— Start Data excerpt —

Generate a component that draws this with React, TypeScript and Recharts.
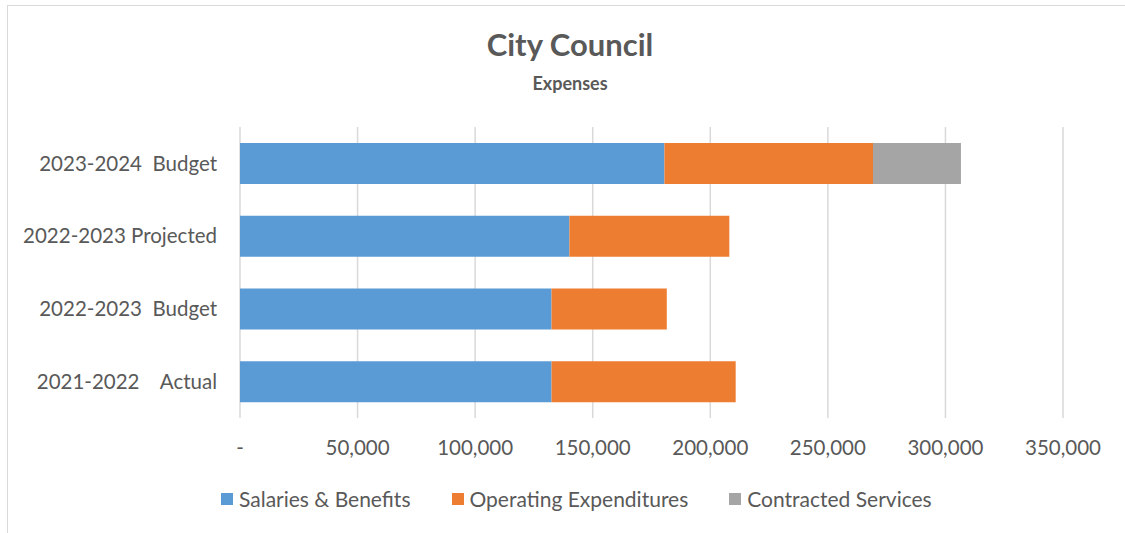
import React from 'react';
import { BarChart, Bar, XAxis, YAxis, CartesianGrid } from 'recharts';

const categories = ['2023-2024  Budget', '2022-2023 Projected', '2022-2023  Budget', '2021-2022    Actual'];
const salaries = [180500, 140100, 132500, 132500];
const operating = [88700, 68000, 49000, 78300];
const contracted = [37400, 0, 0, 0];
const xTicks = [0, 50000, 100000, 150000, 200000, 250000, 300000, 350000];

const seriesNames = ['Salaries & Benefits', 'Operating Expenditures', 'Contracted Services'];
const seriesKeys = ['salaries', 'operating', 'contracted'];
const seriesColors = ['#5B9BD5', '#ED7D31', '#A5A5A5'];

const data = categories.map((c, i) => ({
  category: c,
  salaries: salaries[i],
  operating: operating[i],
  contracted: contracted[i],
}));

const FONT = 'Lato, "Liberation Sans", sans-serif';
const TEXT = '#595959';

const fmt = (v: number) => (v === 0 ? '-' : v.toLocaleString('en-US'));

const YTick = (props: any) => {
  const { x, y, payload } = props;
  return (
    <text
      x={x}
      y={y}
      dy="0.355em"
      textAnchor="end"
      fill={TEXT}
      fontSize={20.5}
      fontFamily={FONT}
      xmlSpace="preserve"
      style={{ whiteSpace: 'pre' }}
    >
      {payload.value}
    </text>
  );
};

export default function App() {
  return (
    <div
      style={{
        position: 'absolute',
        left: 0,
        top: 0,
        width: 1125,
        height: 533,
        overflow: 'hidden',
        background: '#fff',
        fontFamily: FONT,
      }}
    >
      <div
        style={{
          position: 'absolute',
          left: 7,
          top: 5,
          right: -10,
          bottom: -10,
          border: '1.5px solid #d9d9d9',
        }}
      />
      <div
        style={{
          position: 'absolute',
          left: 0,
          top: 29,
          width: 1125,
          paddingLeft: 15,
          boxSizing: 'border-box',
          textAlign: 'center',
          fontSize: 31,
          lineHeight: '31px',
          fontWeight: 700,
          color: TEXT,
        }}
      >
        City Council
      </div>
      <div
        style={{
          position: 'absolute',
          left: 0,
          top: 74,
          width: 1125,
          paddingLeft: 15,
          boxSizing: 'border-box',
          textAlign: 'center',
          fontSize: 18,
          lineHeight: '18px',
          fontWeight: 700,
          color: TEXT,
        }}
      >
        Expenses
      </div>
      <div style={{ position: 'absolute', left: 0, top: 0 }}>
        <BarChart
          width={1125}
          height={533}
          data={data}
          layout="vertical"
          margin={{ top: 127, right: 62, bottom: 85, left: 0 }}
        >
          <CartesianGrid horizontal={false} vertical={true} stroke="#d9d9d9" strokeWidth={1.5} />
          <XAxis
            type="number"
            domain={[0, 350000]}
            ticks={xTicks}
            tickFormatter={fmt}
            axisLine={false}
            tickLine={false}
            tickMargin={16}
            height={30}
            interval={0}
            tick={{ fill: TEXT, fontSize: 20.5, fontFamily: FONT }}
          />
          <YAxis
            type="category"
            dataKey="category"
            width={240}
            axisLine={false}
            tickLine={false}
            tickMargin={17}
            interval={0}
            tick={<YTick />}
          />
          {seriesKeys.map((k, i) => (
            <Bar
              key={k}
              dataKey={k}
              name={seriesNames[i]}
              stackId="a"
              fill={seriesColors[i]}
              barSize={41}
              isAnimationActive={false}
            />
          ))}
        </BarChart>
      </div>
      <div
        style={{
          position: 'absolute',
          left: 221,
          top: 488,
          display: 'flex',
          alignItems: 'center',
          fontSize: 21,
          lineHeight: '21px',
          color: TEXT,
          whiteSpace: 'nowrap',
        }}
      >
        {seriesNames.map((n, i) => (
          <div key={n} style={{ display: 'flex', alignItems: 'center', marginRight: 41 }}>
            <div style={{ width: 12, height: 12, background: seriesColors[i], marginRight: 6 }} />
            <span>{n}</span>
          </div>
        ))}
      </div>
    </div>
  );
}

— End Data excerpt —

Required task:
Repeat the material above word for word and skip every image in it.

Solution to this problem:
Generate a component that draws this with React, TypeScript and Recharts.
import React from 'react';
import { BarChart, Bar, XAxis, YAxis, CartesianGrid } from 'recharts';

const categories = ['2023-2024  Budget', '2022-2023 Projected', '2022-2023  Budget', '2021-2022    Actual'];
const salaries = [180500, 140100, 132500, 132500];
const operating = [88700, 68000, 49000, 78300];
const contracted = [37400, 0, 0, 0];
const xTicks = [0, 50000, 100000, 150000, 200000, 250000, 300000, 350000];

const seriesNames = ['Salaries & Benefits', 'Operating Expenditures', 'Contracted Services'];
const seriesKeys = ['salaries', 'operating', 'contracted'];
const seriesColors = ['#5B9BD5', '#ED7D31', '#A5A5A5'];

const data = categories.map((c, i) => ({
  category: c,
  salaries: salaries[i],
  operating: operating[i],
  contracted: contracted[i],
}));

const FONT = 'Lato, "Liberation Sans", sans-serif';
const TEXT = '#595959';

const fmt = (v: number) => (v === 0 ? '-' : v.toLocaleString('en-US'));

const YTick = (props: any) => {
  const { x, y, payload } = props;
  return (
    <text
      x={x}
      y={y}
      dy="0.355em"
      textAnchor="end"
      fill={TEXT}
      fontSize={20.5}
      fontFamily={FONT}
      xmlSpace="preserve"
      style={{ whiteSpace: 'pre' }}
    >
      {payload.value}
    </text>
  );
};

export default function App() {
  return (
    <div
      style={{
        position: 'absolute',
        left: 0,
        top: 0,
        width: 1125,
        height: 533,
        overflow: 'hidden',
        background: '#fff',
        fontFamily: FONT,
      }}
    >
      <div
        style={{
          position: 'absolute',
          left: 7,
          top: 5,
          right: -10,
          bottom: -10,
          border: '1.5px solid #d9d9d9',
        }}
      />
      <div
        style={{
          position: 'absolute',
          left: 0,
          top: 29,
          width: 1125,
          paddingLeft: 15,
          boxSizing: 'border-box',
          textAlign: 'center',
          fontSize: 31,
          lineHeight: '31px',
          fontWeight: 700,
          color: TEXT,
        }}
      >
        City Council
      </div>
      <div
        style={{
          position: 'absolute',
          left: 0,
          top: 74,
          width: 1125,
          paddingLeft: 15,
          boxSizing: 'border-box',
          textAlign: 'center',
          fontSize: 18,
          lineHeight: '18px',
          fontWeight: 700,
          color: TEXT,
        }}
      >
        Expenses
      </div>
      <div style={{ position: 'absolute', left: 0, top: 0 }}>
        <BarChart
          width={1125}
          height={533}
          data={data}
          layout="vertical"
          margin={{ top: 127, right: 62, bottom: 85, left: 0 }}
        >
          <CartesianGrid horizontal={false} vertical={true} stroke="#d9d9d9" strokeWidth={1.5} />
          <XAxis
            type="number"
            domain={[0, 350000]}
            ticks={xTicks}
            tickFormatter={fmt}
            axisLine={false}
            tickLine={false}
            tickMargin={16}
            height={30}
            interval={0}
            tick={{ fill: TEXT, fontSize: 20.5, fontFamily: FONT }}
          />
          <YAxis
            type="category"
            dataKey="category"
            width={240}
            axisLine={false}
            tickLine={false}
            tickMargin={17}
            interval={0}
            tick={<YTick />}
          />
          {seriesKeys.map((k, i) => (
            <Bar
              key={k}
              dataKey={k}
              name={seriesNames[i]}
              stackId="a"
              fill={seriesColors[i]}
              barSize={41}
              isAnimationActive={false}
            />
          ))}
        </BarChart>
      </div>
      <div
        style={{
          position: 'absolute',
          left: 221,
          top: 488,
          display: 'flex',
          alignItems: 'center',
          fontSize: 21,
          lineHeight: '21px',
          color: TEXT,
          whiteSpace: 'nowrap',
        }}
      >
        {seriesNames.map((n, i) => (
          <div key={n} style={{ display: 'flex', alignItems: 'center', marginRight: 41 }}>
            <div style={{ width: 12, height: 12, background: seriesColors[i], marginRight: 6 }} />
            <span>{n}</span>
          </div>
        ))}
      </div>
    </div>
  );
}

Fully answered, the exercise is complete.